Human beings, like their bovine counterparts, pretty much need to spend their entire day grazing on food. This means we spend a pretty considerable amount of time thinking about when, where and how our next meal is coming. The underlying fantasy is cooking delicious, healthy meals in nominal amounts of time, but that fantasy - short of spending money on takeout- has been dismissed by most as a pipe dream. The food world decreed that if you want good food, you have to spend time making it.
Hannah Kaminsky’s new cookbook, Real Food Really Fast is the promise of cheap, nourishing, plant-based chow, all available in ten minutes or less. No longer is ten minutes or less just the promise of your local thai place. Now it’s also a chance to make some delicious, guiltless Everything Bagel Salad for you, or Puppermint Patties, for your pets.
I spoke to Hannah about the inspiration behind the cookbook, deconstructing common myths about vegans, and defending veganism from those who don’t understand it.
Shira Feder: What inspired you to write this cookbook? What’s your cooking background?
Hannah Kaminsky: I’m not professionally trained. I really figured everything out through trial and error. I started cooking when I went vegan.
When did you go vegan? What inspired that?
I was a fourteen-year old freshman in high school. Up till that point, I didn’t know much about vegetarianism, veganism, anything like that, but there were a lot of people with alternative diets, and all of a sudden I had these vegetarian friends. I thought, well, this is pretty cool, and I want to be cool, so I’m going to be a vegetarian.
I love that.
It was just that shallow! So I just had no clue what it was all about for a month or two, and then I actually did some research. Why am I a vegetarian? Why is that important? I realized there was so much cruelty inherent in that system itself and I’ve always been an animal lover so I just decided I’m not going to buy in, I’m not going to do it, and I just went vegan.
I read in the intro to your book something I very rarely read about in cookbooks: A defense of the microwave and its place in the kitchen. I’d love to hear more about that.
It’s really frustrating that people are still so down on microwaves and there’s so much misinformation about that. Usually when microwaves make headlines it’s all, oh, radiation and it’s so dangerous. Completely unproven fearmongering!
So your cookbook is dedicated to plant-based dishes that can be made in ten minutes or less. Who is the target audience for your book? Just vegan people?
No! I want to reach people who probably aren’t vegan. I made it so it is very accessible, there aren’t any strange specialty ingredients. It’s all very familiar, while still being intersting and exciting, with flavor combinations and dishes you haven’t tried before.

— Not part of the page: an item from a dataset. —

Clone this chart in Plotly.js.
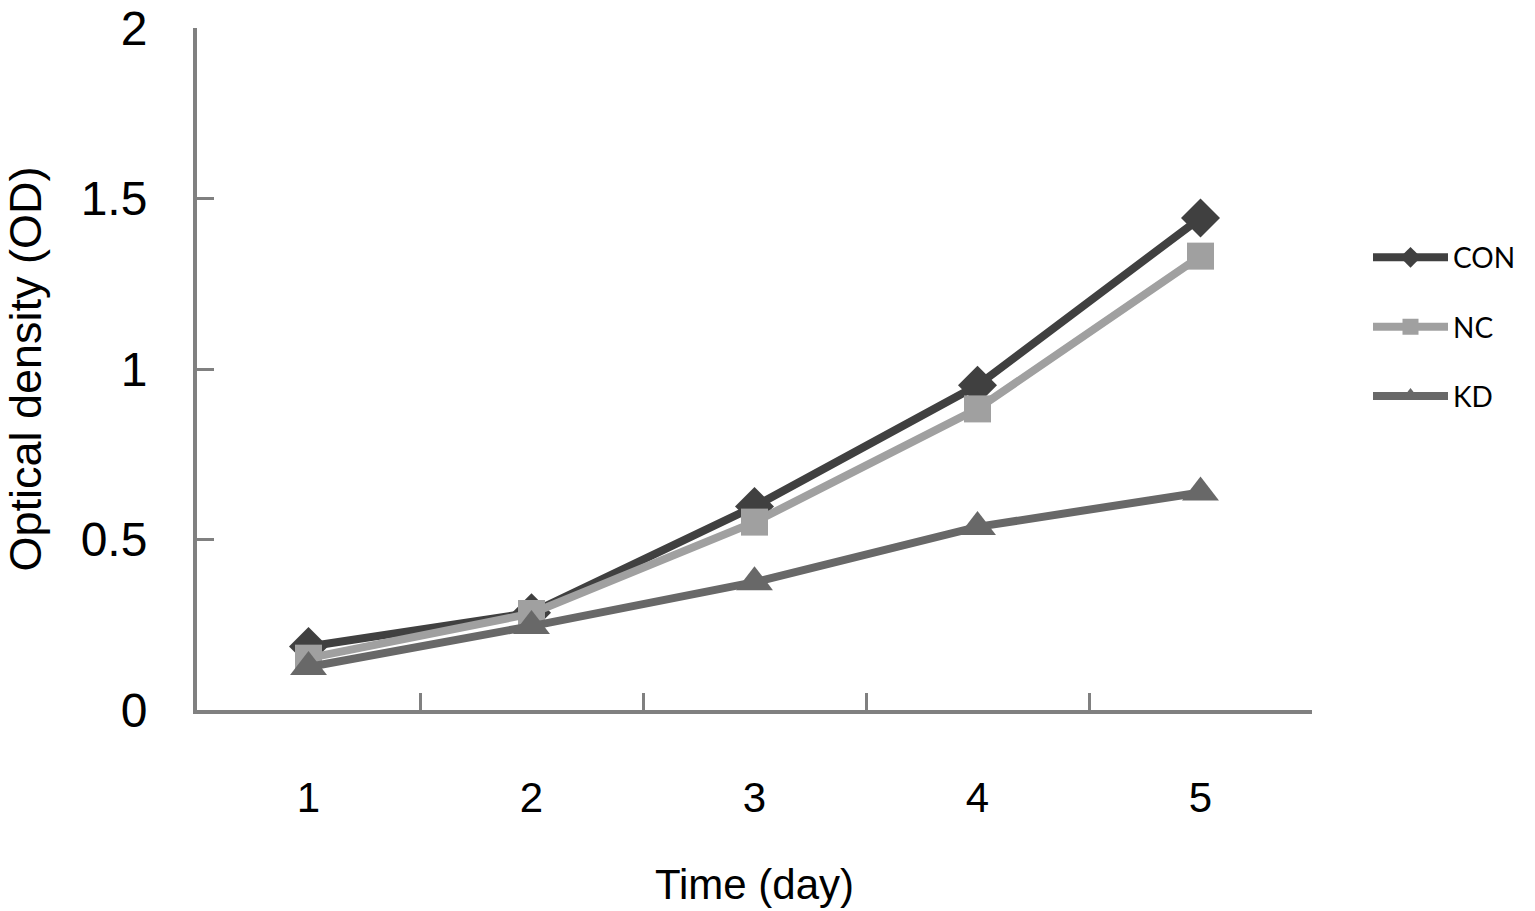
<!DOCTYPE html>
<html>
<head>
<meta charset="utf-8">
<script src="https://cdn.plot.ly/plotly-3.0.1.min.js"></script>
<style>html,body{margin:0;padding:0;background:#fff;}#chart{width:1535px;height:911px;}</style>
</head>
<body>
<div id="chart"></div>
<script>
const days = ["1", "2", "3", "4", "5"];
const seriesNames = ["CON", "NC", "KD"];
const conValues = [0.186, 0.285, 0.597, 0.952, 1.443];
const ncValues = [0.152, 0.283, 0.551, 0.883, 1.331];
const kdValues = [0.126, 0.246, 0.375, 0.537, 0.638];
const yTickValues = [0, 0.5, 1, 1.5, 2];
const yTickLabels = ["0", "0.5", "1", "1.5", "2"];

const styles = [
  {color: "#404040", symbol: "diamond", size: 30},
  {color: "#a0a0a0", symbol: "square", size: 27},
  {color: "#686868", symbol: "triangle-up", size: 32}
];
const values = [conValues, ncValues, kdValues];

const traces = seriesNames.map((name, i) => ({
  type: "scatter",
  mode: "lines+markers",
  name: name,
  legendgroup: name,
  x: days,
  y: values[i],
  line: {color: styles[i].color, width: 8},
  marker: {color: styles[i].color, symbol: styles[i].symbol, size: styles[i].size, line: {width: 0}}
}));

const layout = {
  width: 1535,
  height: 911,
  margin: {l: 197, r: 223, t: 28, b: 201},
  paper_bgcolor: "#ffffff",
  plot_bgcolor: "#ffffff",
  font: {family: "Liberation Sans, Arial, sans-serif", color: "#000"},
  showlegend: true,
  legend: {
    x: (1368 - 197) / 1115, xref: "paper",
    y: 0.7, yanchor: "top",
    xanchor: "left",
    font: {family: "Lato, Open Sans, sans-serif", size: 28, color: "#000"},
    itemwidth: 75,
    traceorder: "grouped",
    tracegroupgap: 30,
    borderwidth: 0,
    bgcolor: "rgba(0,0,0,0)"
  },
  xaxis: {
    type: "category",
    range: [-0.5, 4.5],
    tickson: "boundaries",
    ticks: "inside",
    ticklen: 17,
    tickwidth: 3,
    tickcolor: "#808080",
    showline: true,
    linecolor: "#808080",
    linewidth: 4,
    showgrid: false,
    zeroline: false,
    ticklabelstandoff: 48,
    tickfont: {family: "Liberation Sans Narrow, Arial Narrow, Liberation Sans, sans-serif", size: 42, color: "#000"},
    title: {text: "Time (day)", font: {family: "Liberation Sans Narrow, Arial Narrow, Liberation Sans, sans-serif", size: 42, color: "#000"}, standoff: 50},
    fixedrange: true
  },
  yaxis: {
    range: [0, 2],
    tickvals: yTickValues,
    ticktext: yTickLabels,
    ticks: "inside",
    ticklen: 17,
    tickwidth: 3,
    tickcolor: "#808080",
    showline: true,
    linecolor: "#808080",
    linewidth: 4,
    showgrid: false,
    zeroline: false,
    ticklabelstandoff: 36,
    tickfont: {size: 48, color: "#000"},
    title: {text: "Optical density (OD)", font: {size: 45, color: "#000"}, standoff: 28},
    fixedrange: true
  }
};

Plotly.newPlot("chart", traces, layout, {displayModeBar: false, staticPlot: true});
</script>
</body>
</html>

But it’s for anyone who wants to eat well, on a schedule, on a budget, and I think that’s everyone.
Do you think vegan dishes are more complicated to make than non-vegan dishes? I suspect they involve quite a bit more meal prep.
Not at all. I don’t think at all. I don’t do any meal prep. I think there’s a stigma against veganism because it’s not as well understood by mainstream eaters. It’s just good food. It just doesn’t have animal products.
What do you think mainstream eaters don’t understand about veganism that you wish they would?
A lot of people when you say vegan, they think grass clippings. But it’s not just hippie food, granola, boring. It’s anything you want it to be. And people say oh, I could never eat vegan. It’s this crazy notion that it’s something totally separate from what you’ve been doing before. Like have you ever had hummus and pita chips? Have you ever had a peanut butter sandwich? Guess what, you’re eating vegan. It’s not a big deal. You could be vegan for a day, for a meal, it’s not end all be all.
The other thing I hear about vegan food is it’s not accessible to everybody. You have these more specialized ingredients, like agave nectar or chia seeds, can cost more than their just buying honey or sesame seeds. Is there a more economically friendly way to cook vegan without breaking the bank?
Yeah and I would dispute that. It’s really just about not buying prepared pre-processed foods, you can make alternatives yourself. It’s about comparison shopping, knowing where to buy. I do a lot of shopping online to compare prices more easily. I do a lot of bulk buying, so you can get exactly what you want. If it’s a more expensive ingredient like macadamia nuts, I can’t afford a full pound of macadamia nuts at a time, but I also don’t need to eat a pound of macadamia nuts at a time. So I buy a quarter pound in bulk and the budget will survive.